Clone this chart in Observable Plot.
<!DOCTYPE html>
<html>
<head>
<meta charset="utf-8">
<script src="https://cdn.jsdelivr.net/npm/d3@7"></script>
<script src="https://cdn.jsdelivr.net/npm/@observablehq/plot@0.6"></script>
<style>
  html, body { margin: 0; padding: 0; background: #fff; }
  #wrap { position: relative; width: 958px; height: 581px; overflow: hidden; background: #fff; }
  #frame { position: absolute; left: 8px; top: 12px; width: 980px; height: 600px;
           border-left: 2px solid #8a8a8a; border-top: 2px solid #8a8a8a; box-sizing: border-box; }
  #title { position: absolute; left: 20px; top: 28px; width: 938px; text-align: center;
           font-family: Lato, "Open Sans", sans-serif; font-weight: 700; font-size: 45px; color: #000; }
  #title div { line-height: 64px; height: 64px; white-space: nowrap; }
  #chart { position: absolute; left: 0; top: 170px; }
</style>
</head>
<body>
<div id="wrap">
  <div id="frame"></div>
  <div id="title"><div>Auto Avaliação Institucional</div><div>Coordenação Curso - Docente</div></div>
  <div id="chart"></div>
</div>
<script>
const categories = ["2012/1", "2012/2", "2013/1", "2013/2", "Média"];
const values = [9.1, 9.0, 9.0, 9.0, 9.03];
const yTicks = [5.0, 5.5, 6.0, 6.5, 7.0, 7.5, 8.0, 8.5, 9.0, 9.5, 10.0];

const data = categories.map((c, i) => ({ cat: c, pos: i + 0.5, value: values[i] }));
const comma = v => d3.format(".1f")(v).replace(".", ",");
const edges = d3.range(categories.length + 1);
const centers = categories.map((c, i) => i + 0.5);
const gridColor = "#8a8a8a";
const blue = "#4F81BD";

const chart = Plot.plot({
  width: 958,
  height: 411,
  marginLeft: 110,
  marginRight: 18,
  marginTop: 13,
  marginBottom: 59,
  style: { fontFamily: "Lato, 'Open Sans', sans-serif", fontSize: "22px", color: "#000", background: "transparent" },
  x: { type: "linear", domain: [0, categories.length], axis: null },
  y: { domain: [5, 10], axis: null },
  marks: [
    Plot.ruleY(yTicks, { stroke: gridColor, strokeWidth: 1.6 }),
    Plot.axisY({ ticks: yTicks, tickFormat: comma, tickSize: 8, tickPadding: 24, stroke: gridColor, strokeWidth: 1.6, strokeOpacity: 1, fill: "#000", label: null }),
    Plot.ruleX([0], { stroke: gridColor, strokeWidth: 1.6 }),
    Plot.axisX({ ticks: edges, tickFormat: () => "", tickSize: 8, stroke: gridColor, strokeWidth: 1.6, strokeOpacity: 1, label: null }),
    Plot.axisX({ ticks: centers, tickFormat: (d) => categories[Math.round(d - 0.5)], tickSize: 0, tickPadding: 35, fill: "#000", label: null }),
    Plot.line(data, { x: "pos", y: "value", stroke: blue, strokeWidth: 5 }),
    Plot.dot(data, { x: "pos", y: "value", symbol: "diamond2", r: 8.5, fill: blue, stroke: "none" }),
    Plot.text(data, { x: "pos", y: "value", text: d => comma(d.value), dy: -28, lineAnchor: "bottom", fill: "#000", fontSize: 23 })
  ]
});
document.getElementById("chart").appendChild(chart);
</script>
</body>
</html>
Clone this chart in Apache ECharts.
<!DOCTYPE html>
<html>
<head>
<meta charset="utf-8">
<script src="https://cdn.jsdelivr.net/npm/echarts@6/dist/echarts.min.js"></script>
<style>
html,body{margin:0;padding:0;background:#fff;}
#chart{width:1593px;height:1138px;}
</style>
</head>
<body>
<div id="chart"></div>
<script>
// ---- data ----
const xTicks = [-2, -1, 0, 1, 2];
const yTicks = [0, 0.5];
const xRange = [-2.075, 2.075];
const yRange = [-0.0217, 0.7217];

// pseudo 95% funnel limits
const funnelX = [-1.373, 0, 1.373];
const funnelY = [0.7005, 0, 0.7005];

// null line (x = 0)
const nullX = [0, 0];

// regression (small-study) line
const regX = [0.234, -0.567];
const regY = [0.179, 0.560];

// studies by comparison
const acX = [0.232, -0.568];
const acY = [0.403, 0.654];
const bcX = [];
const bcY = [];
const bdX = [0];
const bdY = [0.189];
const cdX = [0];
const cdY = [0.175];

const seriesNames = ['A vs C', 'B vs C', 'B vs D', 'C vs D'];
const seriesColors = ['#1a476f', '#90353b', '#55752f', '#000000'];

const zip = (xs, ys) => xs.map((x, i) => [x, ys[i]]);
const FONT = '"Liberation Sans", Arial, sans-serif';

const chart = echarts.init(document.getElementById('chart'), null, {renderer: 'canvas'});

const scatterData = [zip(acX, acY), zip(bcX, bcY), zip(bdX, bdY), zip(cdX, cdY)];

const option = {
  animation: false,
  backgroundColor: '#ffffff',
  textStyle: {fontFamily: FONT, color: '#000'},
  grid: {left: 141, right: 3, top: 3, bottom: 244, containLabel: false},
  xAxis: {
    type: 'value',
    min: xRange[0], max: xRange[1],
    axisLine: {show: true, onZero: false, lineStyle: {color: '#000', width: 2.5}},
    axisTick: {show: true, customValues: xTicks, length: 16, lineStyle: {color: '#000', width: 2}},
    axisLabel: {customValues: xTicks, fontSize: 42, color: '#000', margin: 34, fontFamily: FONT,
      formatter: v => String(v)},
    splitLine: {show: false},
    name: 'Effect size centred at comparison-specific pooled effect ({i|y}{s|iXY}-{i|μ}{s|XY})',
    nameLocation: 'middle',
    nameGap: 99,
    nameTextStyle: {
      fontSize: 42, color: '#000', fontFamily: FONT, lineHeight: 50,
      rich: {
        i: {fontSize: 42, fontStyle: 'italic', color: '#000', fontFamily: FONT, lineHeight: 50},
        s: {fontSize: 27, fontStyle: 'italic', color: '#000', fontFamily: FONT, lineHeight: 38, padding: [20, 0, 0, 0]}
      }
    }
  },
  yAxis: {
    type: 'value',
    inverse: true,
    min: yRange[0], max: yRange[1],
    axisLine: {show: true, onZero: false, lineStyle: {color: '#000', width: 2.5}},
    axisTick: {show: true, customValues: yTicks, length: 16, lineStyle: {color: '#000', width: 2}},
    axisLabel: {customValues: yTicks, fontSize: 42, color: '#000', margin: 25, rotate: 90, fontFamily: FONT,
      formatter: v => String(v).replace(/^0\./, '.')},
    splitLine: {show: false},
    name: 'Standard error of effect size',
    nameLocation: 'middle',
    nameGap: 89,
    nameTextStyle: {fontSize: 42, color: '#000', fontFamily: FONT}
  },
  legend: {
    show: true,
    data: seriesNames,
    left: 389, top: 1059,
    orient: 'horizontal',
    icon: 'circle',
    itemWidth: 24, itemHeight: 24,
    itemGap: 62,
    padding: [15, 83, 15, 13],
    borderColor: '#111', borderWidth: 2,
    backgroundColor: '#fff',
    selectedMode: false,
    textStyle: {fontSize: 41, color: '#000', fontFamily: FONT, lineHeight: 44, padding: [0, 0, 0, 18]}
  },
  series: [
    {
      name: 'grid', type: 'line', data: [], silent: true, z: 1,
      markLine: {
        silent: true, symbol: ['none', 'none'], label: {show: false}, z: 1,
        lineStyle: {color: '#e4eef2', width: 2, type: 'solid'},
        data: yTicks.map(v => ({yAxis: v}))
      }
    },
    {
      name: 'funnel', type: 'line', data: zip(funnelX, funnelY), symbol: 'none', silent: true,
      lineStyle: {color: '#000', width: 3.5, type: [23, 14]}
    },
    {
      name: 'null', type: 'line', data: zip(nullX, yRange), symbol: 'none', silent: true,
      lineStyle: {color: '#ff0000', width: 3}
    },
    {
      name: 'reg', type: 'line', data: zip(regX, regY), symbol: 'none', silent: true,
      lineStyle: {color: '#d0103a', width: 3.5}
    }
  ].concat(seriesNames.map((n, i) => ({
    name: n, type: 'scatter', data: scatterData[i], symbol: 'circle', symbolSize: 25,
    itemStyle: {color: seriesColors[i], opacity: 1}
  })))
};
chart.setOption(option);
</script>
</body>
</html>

▸ Instruction: The lines to extract from the data above begin with the line containing "Clone this chart in Apache ECharts." and end with the line containing "bdY), zip(cdX, cdY)];". Extract them exactly, including both.

▸ Written reply:
Clone this chart in Apache ECharts.
<!DOCTYPE html>
<html>
<head>
<meta charset="utf-8">
<script src="https://cdn.jsdelivr.net/npm/echarts@6/dist/echarts.min.js"></script>
<style>
html,body{margin:0;padding:0;background:#fff;}
#chart{width:1593px;height:1138px;}
</style>
</head>
<body>
<div id="chart"></div>
<script>
// ---- data ----
const xTicks = [-2, -1, 0, 1, 2];
const yTicks = [0, 0.5];
const xRange = [-2.075, 2.075];
const yRange = [-0.0217, 0.7217];

// pseudo 95% funnel limits
const funnelX = [-1.373, 0, 1.373];
const funnelY = [0.7005, 0, 0.7005];

// null line (x = 0)
const nullX = [0, 0];

// regression (small-study) line
const regX = [0.234, -0.567];
const regY = [0.179, 0.560];

// studies by comparison
const acX = [0.232, -0.568];
const acY = [0.403, 0.654];
const bcX = [];
const bcY = [];
const bdX = [0];
const bdY = [0.189];
const cdX = [0];
const cdY = [0.175];

const seriesNames = ['A vs C', 'B vs C', 'B vs D', 'C vs D'];
const seriesColors = ['#1a476f', '#90353b', '#55752f', '#000000'];

const zip = (xs, ys) => xs.map((x, i) => [x, ys[i]]);
const FONT = '"Liberation Sans", Arial, sans-serif';

const chart = echarts.init(document.getElementById('chart'), null, {renderer: 'canvas'});

const scatterData = [zip(acX, acY), zip(bcX, bcY), zip(bdX, bdY), zip(cdX, cdY)];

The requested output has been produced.